#### WORK REQUIRED
Reproduce the listing below exactly. Pictures do not belong in the copy.

#### INFORMATION PROVIDED
-- BEGIN --

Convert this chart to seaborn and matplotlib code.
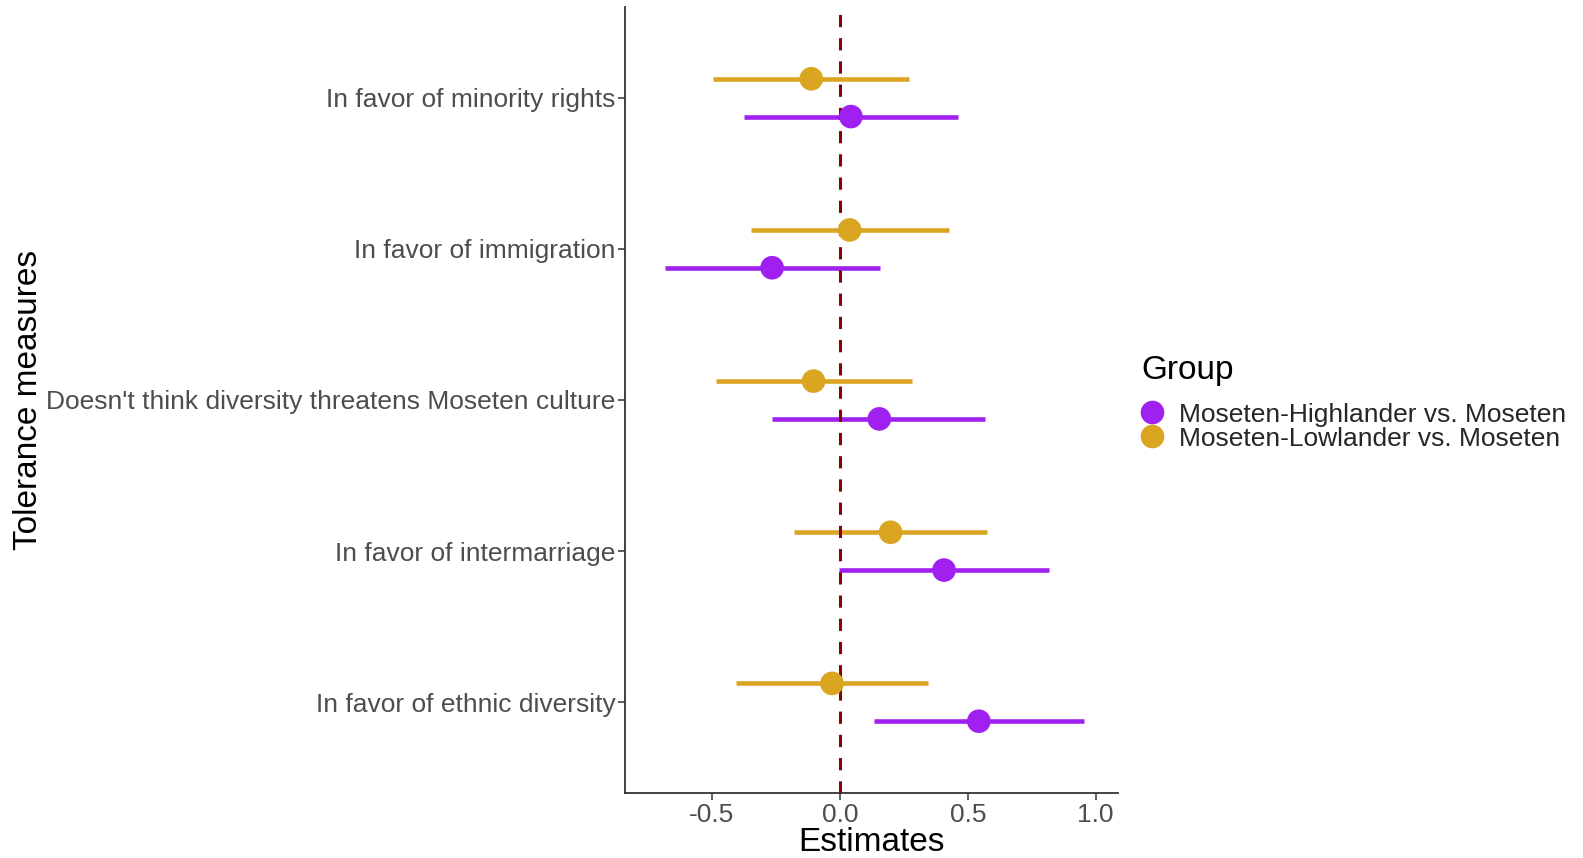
import numpy as np
import matplotlib
matplotlib.use("Agg")
import matplotlib.pyplot as plt
import pandas as pd
import seaborn as sns

# data
measures = ["In favor of minority rights",
            "In favor of immigration",
            "Doesn't think diversity threatens Moseten culture",
            "In favor of intermarriage",
            "In favor of ethnic diversity"]
groups = ["Moseten-Highlander vs. Moseten", "Moseten-Lowlander vs. Moseten"]

high_est = [0.043, -0.265, 0.154, 0.407, 0.543]
high_lo = [-0.375, -0.684, -0.265, -0.003, 0.133]
high_hi = [0.461, 0.155, 0.568, 0.817, 0.953]

low_est = [-0.112, 0.038, -0.103, 0.198, -0.031]
low_lo = [-0.495, -0.347, -0.486, -0.180, -0.408]
low_hi = [0.272, 0.425, 0.280, 0.576, 0.344]

colors = {groups[0]: "#A020F0", groups[1]: "#DAA520"}

# long table
rows = []
for i, m in enumerate(measures):
    rows.append({"measure": m, "pos": i, "group": groups[0],
                 "est": high_est[i], "lo": high_lo[i], "hi": high_hi[i]})
    rows.append({"measure": m, "pos": i, "group": groups[1],
                 "est": low_est[i], "lo": low_lo[i], "hi": low_hi[i]})
df = pd.DataFrame(rows)
# dodge: lowlander above, highlander below
dodge = {groups[0]: 0.125, groups[1]: -0.125}
df["y"] = df["pos"] + df["group"].map(dodge)

sns.set_style("white")
plt.rcParams["font.family"] = ["Liberation Sans", "DejaVu Sans"]

fig = plt.figure(figsize=(15.83, 8.58), dpi=100)
ax = fig.add_axes([625 / 1583, 1 - 793 / 858, 493 / 1583, 786 / 858])

# conf intervals
for g in groups:
    sub = df[df["group"] == g]
    ax.hlines(sub["y"], sub["lo"], sub["hi"], color=colors[g], linewidth=3.3, zorder=2)

ax.axvline(0, color="#8B0000", linestyle=(0, (4, 3.6)), linewidth=2.2, zorder=3)

sns.scatterplot(data=df, x="est", y="y", hue="group", hue_order=groups,
                palette=colors, s=290, linewidth=0, ax=ax, zorder=4)

ax.set_xlim(-0.84, 1.087)
ax.set_ylim(4.6, -0.6)
ax.set_xticks([-0.5, 0.0, 0.5, 1.0])
ax.set_xticklabels(["-0.5", "0.0", "0.5", "1.0"])
ax.set_yticks(range(len(measures)))
ax.set_yticklabels(measures)
ax.tick_params(axis="both", labelsize=19, labelcolor="#4D4D4D", length=5,
               width=1.1, color="#333333", direction="out", bottom=True, left=True, pad=2)

for s in ["top", "right"]:
    ax.spines[s].set_visible(False)
for s in ["left", "bottom"]:
    ax.spines[s].set_color("#333333")
    ax.spines[s].set_linewidth(1.3)

ax.set_xlabel("Estimates", fontsize=24, color="black", labelpad=0)
ax.set_ylabel("Tolerance measures", fontsize=24, color="black")
ax.yaxis.set_label_coords(-(625 - 44) / 493, 0.5)

handles, labels = ax.get_legend_handles_labels()
ax.legend(handles=handles, labels=labels, frameon=False,
          fontsize=19, loc="upper left",
          bbox_to_anchor=(1128 / 1583, 1 - 392 / 858), bbox_transform=fig.transFigure,
          markerscale=1.0, handlelength=1.0, handletextpad=0.55, labelspacing=0.0,
          borderaxespad=0)
fig.text(1141 / 1583, 1 - 371 / 858, "Group", fontsize=24, color="black",
         ha="left", va="center")

fig.savefig("out.png", dpi=100)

-- END --

#### COMPLETED EXERCISE
Convert this chart to seaborn and matplotlib code.
import numpy as np
import matplotlib
matplotlib.use("Agg")
import matplotlib.pyplot as plt
import pandas as pd
import seaborn as sns

# data
measures = ["In favor of minority rights",
            "In favor of immigration",
            "Doesn't think diversity threatens Moseten culture",
            "In favor of intermarriage",
            "In favor of ethnic diversity"]
groups = ["Moseten-Highlander vs. Moseten", "Moseten-Lowlander vs. Moseten"]

high_est = [0.043, -0.265, 0.154, 0.407, 0.543]
high_lo = [-0.375, -0.684, -0.265, -0.003, 0.133]
high_hi = [0.461, 0.155, 0.568, 0.817, 0.953]

low_est = [-0.112, 0.038, -0.103, 0.198, -0.031]
low_lo = [-0.495, -0.347, -0.486, -0.180, -0.408]
low_hi = [0.272, 0.425, 0.280, 0.576, 0.344]

colors = {groups[0]: "#A020F0", groups[1]: "#DAA520"}

# long table
rows = []
for i, m in enumerate(measures):
    rows.append({"measure": m, "pos": i, "group": groups[0],
                 "est": high_est[i], "lo": high_lo[i], "hi": high_hi[i]})
    rows.append({"measure": m, "pos": i, "group": groups[1],
                 "est": low_est[i], "lo": low_lo[i], "hi": low_hi[i]})
df = pd.DataFrame(rows)
# dodge: lowlander above, highlander below
dodge = {groups[0]: 0.125, groups[1]: -0.125}
df["y"] = df["pos"] + df["group"].map(dodge)

sns.set_style("white")
plt.rcParams["font.family"] = ["Liberation Sans", "DejaVu Sans"]

fig = plt.figure(figsize=(15.83, 8.58), dpi=100)
ax = fig.add_axes([625 / 1583, 1 - 793 / 858, 493 / 1583, 786 / 858])

# conf intervals
for g in groups:
    sub = df[df["group"] == g]
    ax.hlines(sub["y"], sub["lo"], sub["hi"], color=colors[g], linewidth=3.3, zorder=2)

ax.axvline(0, color="#8B0000", linestyle=(0, (4, 3.6)), linewidth=2.2, zorder=3)

sns.scatterplot(data=df, x="est", y="y", hue="group", hue_order=groups,
                palette=colors, s=290, linewidth=0, ax=ax, zorder=4)

ax.set_xlim(-0.84, 1.087)
ax.set_ylim(4.6, -0.6)
ax.set_xticks([-0.5, 0.0, 0.5, 1.0])
ax.set_xticklabels(["-0.5", "0.0", "0.5", "1.0"])
ax.set_yticks(range(len(measures)))
ax.set_yticklabels(measures)
ax.tick_params(axis="both", labelsize=19, labelcolor="#4D4D4D", length=5,
               width=1.1, color="#333333", direction="out", bottom=True, left=True, pad=2)

for s in ["top", "right"]:
    ax.spines[s].set_visible(False)
for s in ["left", "bottom"]:
    ax.spines[s].set_color("#333333")
    ax.spines[s].set_linewidth(1.3)

ax.set_xlabel("Estimates", fontsize=24, color="black", labelpad=0)
ax.set_ylabel("Tolerance measures", fontsize=24, color="black")
ax.yaxis.set_label_coords(-(625 - 44) / 493, 0.5)

handles, labels = ax.get_legend_handles_labels()
ax.legend(handles=handles, labels=labels, frameon=False,
          fontsize=19, loc="upper left",
          bbox_to_anchor=(1128 / 1583, 1 - 392 / 858), bbox_transform=fig.transFigure,
          markerscale=1.0, handlelength=1.0, handletextpad=0.55, labelspacing=0.0,
          borderaxespad=0)
fig.text(1141 / 1583, 1 - 371 / 858, "Group", fontsize=24, color="black",
         ha="left", va="center")

fig.savefig("out.png", dpi=100)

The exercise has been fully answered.